WHAT YOU WILL DO
Would you repeat the listing exactly but omit every picture?

####################

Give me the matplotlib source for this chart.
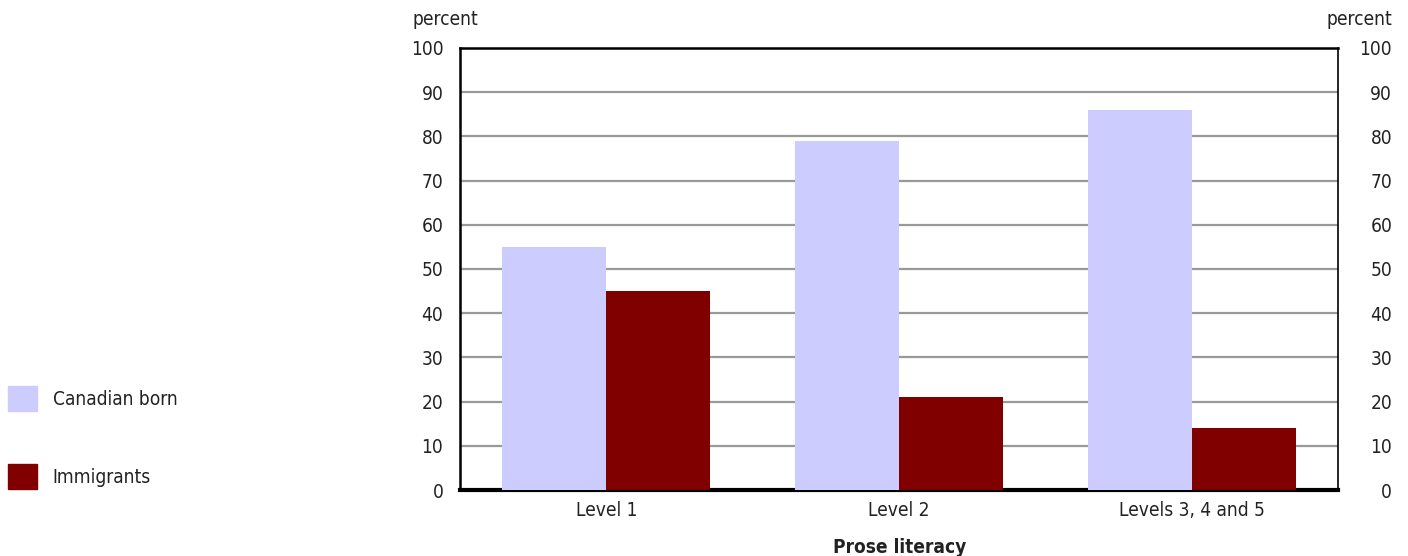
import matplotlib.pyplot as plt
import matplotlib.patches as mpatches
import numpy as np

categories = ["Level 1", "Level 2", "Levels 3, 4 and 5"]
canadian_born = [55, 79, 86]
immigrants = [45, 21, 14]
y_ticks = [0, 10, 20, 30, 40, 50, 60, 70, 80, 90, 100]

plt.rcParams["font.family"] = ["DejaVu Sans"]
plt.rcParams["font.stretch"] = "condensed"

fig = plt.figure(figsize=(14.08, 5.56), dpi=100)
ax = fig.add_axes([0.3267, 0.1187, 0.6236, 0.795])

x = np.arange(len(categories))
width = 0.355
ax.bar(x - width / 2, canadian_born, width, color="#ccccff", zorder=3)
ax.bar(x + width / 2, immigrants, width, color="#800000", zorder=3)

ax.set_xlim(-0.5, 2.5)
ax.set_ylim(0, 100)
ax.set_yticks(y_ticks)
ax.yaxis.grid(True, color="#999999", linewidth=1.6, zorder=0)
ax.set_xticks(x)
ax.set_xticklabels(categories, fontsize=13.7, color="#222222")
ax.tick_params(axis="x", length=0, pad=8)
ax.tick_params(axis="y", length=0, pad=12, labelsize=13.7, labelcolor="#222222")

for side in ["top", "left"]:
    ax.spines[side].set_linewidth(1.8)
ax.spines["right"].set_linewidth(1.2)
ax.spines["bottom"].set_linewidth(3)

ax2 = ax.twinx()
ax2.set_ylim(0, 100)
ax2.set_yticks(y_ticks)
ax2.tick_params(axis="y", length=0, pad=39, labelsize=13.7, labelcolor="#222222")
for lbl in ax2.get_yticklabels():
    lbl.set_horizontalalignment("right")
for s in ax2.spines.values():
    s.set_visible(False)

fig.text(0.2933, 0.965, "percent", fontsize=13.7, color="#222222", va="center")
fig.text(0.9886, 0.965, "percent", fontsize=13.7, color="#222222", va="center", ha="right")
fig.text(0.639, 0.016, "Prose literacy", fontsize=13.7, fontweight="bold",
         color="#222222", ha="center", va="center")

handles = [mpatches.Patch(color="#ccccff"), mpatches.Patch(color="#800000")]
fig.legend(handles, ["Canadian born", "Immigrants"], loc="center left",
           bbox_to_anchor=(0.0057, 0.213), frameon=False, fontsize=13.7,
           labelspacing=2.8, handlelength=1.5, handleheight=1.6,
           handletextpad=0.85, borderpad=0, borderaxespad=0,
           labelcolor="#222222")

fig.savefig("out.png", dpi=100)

####################

WORKED ANSWER
Give me the matplotlib source for this chart.
import matplotlib.pyplot as plt
import matplotlib.patches as mpatches
import numpy as np

categories = ["Level 1", "Level 2", "Levels 3, 4 and 5"]
canadian_born = [55, 79, 86]
immigrants = [45, 21, 14]
y_ticks = [0, 10, 20, 30, 40, 50, 60, 70, 80, 90, 100]

plt.rcParams["font.family"] = ["DejaVu Sans"]
plt.rcParams["font.stretch"] = "condensed"

fig = plt.figure(figsize=(14.08, 5.56), dpi=100)
ax = fig.add_axes([0.3267, 0.1187, 0.6236, 0.795])

x = np.arange(len(categories))
width = 0.355
ax.bar(x - width / 2, canadian_born, width, color="#ccccff", zorder=3)
ax.bar(x + width / 2, immigrants, width, color="#800000", zorder=3)

ax.set_xlim(-0.5, 2.5)
ax.set_ylim(0, 100)
ax.set_yticks(y_ticks)
ax.yaxis.grid(True, color="#999999", linewidth=1.6, zorder=0)
ax.set_xticks(x)
ax.set_xticklabels(categories, fontsize=13.7, color="#222222")
ax.tick_params(axis="x", length=0, pad=8)
ax.tick_params(axis="y", length=0, pad=12, labelsize=13.7, labelcolor="#222222")

for side in ["top", "left"]:
    ax.spines[side].set_linewidth(1.8)
ax.spines["right"].set_linewidth(1.2)
ax.spines["bottom"].set_linewidth(3)

ax2 = ax.twinx()
ax2.set_ylim(0, 100)
ax2.set_yticks(y_ticks)
ax2.tick_params(axis="y", length=0, pad=39, labelsize=13.7, labelcolor="#222222")
for lbl in ax2.get_yticklabels():
    lbl.set_horizontalalignment("right")
for s in ax2.spines.values():
    s.set_visible(False)

fig.text(0.2933, 0.965, "percent", fontsize=13.7, color="#222222", va="center")
fig.text(0.9886, 0.965, "percent", fontsize=13.7, color="#222222", va="center", ha="right")
fig.text(0.639, 0.016, "Prose literacy", fontsize=13.7, fontweight="bold",
         color="#222222", ha="center", va="center")

handles = [mpatches.Patch(color="#ccccff"), mpatches.Patch(color="#800000")]
fig.legend(handles, ["Canadian born", "Immigrants"], loc="center left",
           bbox_to_anchor=(0.0057, 0.213), frameon=False, fontsize=13.7,
           labelspacing=2.8, handlelength=1.5, handleheight=1.6,
           handletextpad=0.85, borderpad=0, borderaxespad=0,
           labelcolor="#222222")

fig.savefig("out.png", dpi=100)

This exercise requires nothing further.